If you read a compensated review that was negative would you not trust that either?
emily´s last post ..Dunchfast

Becca February 28, 2011 at 10:13 pm

Sorry, I don’t mean to question the integrity of anyone whose blog I read. I just can’t help but feel “oh great, a review” whenever I see one.
Becca´s last post ..Stuff I Really- Really Need

Rachel Wilkerson February 28, 2011 at 10:24 pm

I don’t have a problem with people accepting freebies — I don’t think that makes you not have integrity. But doing tons of reviews of stuff you get for free and never sharing can just be a turn-off — so I’m just saying, think about what is good for your readers before you accept a product to review in the first place.
Rachel Wilkerson´s last post ..Lesson 70- Tips for Time Management

emily February 28, 2011 at 10:55 pm

Oh totally, I agreed with the post entirely, I was just commenting on that specific comment.

On the opposite side, something that turns me off is bloggers who make a HUGE deal about how they never do reviews. If you used to do tons and now you’re all about doing none, does that mean I shoudn’t trust any of your former reviews? This especially tricky because there’s a lot of overlap of current “my opinions can’t be bought!” as former “Amazing Grass tastes great, not like grass at all!” bloggers.
emily´s last post ..Dunchfast

D March 1, 2011 at 12:59 am

Interesting perspective!

bitt March 12, 2011 at 7:03 pm

If the reviewer gives both positive and negative reviews of products, I dont’ see why it is a negative. A free product is a trial and just that. If I don’t like it, I have no problem saying so. A lot of small companies really rely on bloggers to get the word out and if I believe in them ethically, I like helping them out.

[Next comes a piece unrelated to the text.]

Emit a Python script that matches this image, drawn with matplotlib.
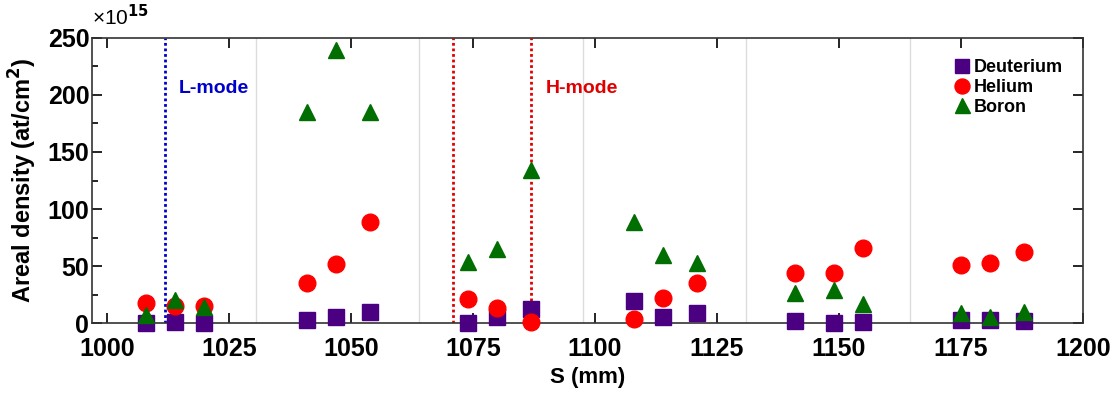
import numpy as np
import matplotlib
matplotlib.use('Agg')
import matplotlib.pyplot as plt
from matplotlib.ticker import MultipleLocator

plt.rcParams['font.family'] = ['Liberation Sans', 'DejaVu Sans']
plt.rcParams['font.weight'] = 'bold'

# positions along the target (mm)
s_pos = [1008, 1014, 1020, 1041, 1047, 1054, 1074, 1080, 1087,
         1108, 1114, 1121, 1141, 1149, 1155, 1175, 1181, 1188]
# areal densities in units of 1e15 at/cm2
deuterium = [0, 1, 0, 2.6, 5, 9.5, 0.3, 5, 12, 19, 5.5, 9, 2, 0, 1, 3, 3, 2]
helium = [18, 15, 15, 35, 52, 89, 21.5, 13, 1, 4, 22, 35, 44, 44, 65.5, 51, 53, 62.5]
boron = [7, 20, 14, 185, 239, 185, 54, 65, 134, 89, 60, 53, 26, 29, 17, 8.5, 5.5, 10]

separators = [1030.5, 1064, 1097.5, 1131, 1164.5]
lmode_line = 1012
hmode_lines = [1071, 1087]

fig = plt.figure(figsize=(11.13, 3.95), dpi=100)
ax = fig.add_axes([0.0827, 0.182, 0.8903, 0.722])

for xs in separators:
    ax.axvline(xs, color='#dcdcdc', lw=1, zorder=0)
ax.axvline(lmode_line, color='#0000cc', lw=2, ls=(0, (1, 1)), zorder=1)
for xh in hmode_lines:
    ax.axvline(xh, color='#e00000', lw=2, ls=(0, (1, 1)), zorder=1)

ax.plot(s_pos, deuterium, 's', color='#4b0082', ms=11, mec='#4b0082', label='Deuterium', zorder=3, clip_on=False)
ax.plot(s_pos, helium, 'o', color='#ff0000', ms=12, mec='#ff0000', label='Helium', zorder=3, clip_on=False)
ax.plot(s_pos, boron, '^', color='#006e00', ms=12, mec='#006e00', label='Boron', zorder=3, clip_on=False)

ax.text(1014.7, 206, 'L-mode', color='#0000cc', fontsize=14, fontweight='bold', va='center')
ax.text(1090, 206, 'H-mode', color='#e00000', fontsize=14, fontweight='bold', va='center')
ax.text(0.0, 1.03, '×10$^{\\mathbf{15}}$', transform=ax.transAxes, fontsize=15,
        fontweight='normal', ha='left', va='bottom')

ax.set_xlim(997, 1200)
ax.set_ylim(0, 250)
ax.xaxis.set_major_locator(MultipleLocator(25))
ax.yaxis.set_major_locator(MultipleLocator(50))
ax.yaxis.set_minor_locator(MultipleLocator(25))

ax.tick_params(which='both', direction='in', top=True, right=True, labelsize=18, width=1.2)
ax.tick_params(axis='x', pad=10)
ax.tick_params(axis='y', pad=2)
ax.tick_params(which='major', length=7)
ax.tick_params(which='minor', length=4, right=False)
for sp in ax.spines.values():
    sp.set_linewidth(1.2)
    sp.set_color('#333333')

ax.set_xlabel('S (mm)', fontsize=16, fontweight='bold', labelpad=4)
ax.set_ylabel('Areal density (at/cm$^\\mathbf{2}$)', fontsize=17, fontweight='bold', labelpad=6)

ax.legend(loc='upper right', bbox_to_anchor=(0.993, 0.97), frameon=False, fontsize=13,
          handletextpad=0.1, labelspacing=0.15, handlelength=1.2, borderpad=0.2, markerscale=0.9)

fig.savefig('out.png', dpi=100)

Lisa February 28, 2011 at 10:33 pm

This is great. Thanks for the tips. I am so awkward with companies that contact me. I’ve turned down a few things that just didn’t seem like something I was interested in…one was an app for an iphone. I really didn’t want to pimp some app on my blog that I knew I’d never use. I think readers can see right through that stuff.

Mel March 1, 2011 at 6:48 pm

I’ve actually noticed that you do this and it’s one of my favorite things about your blog!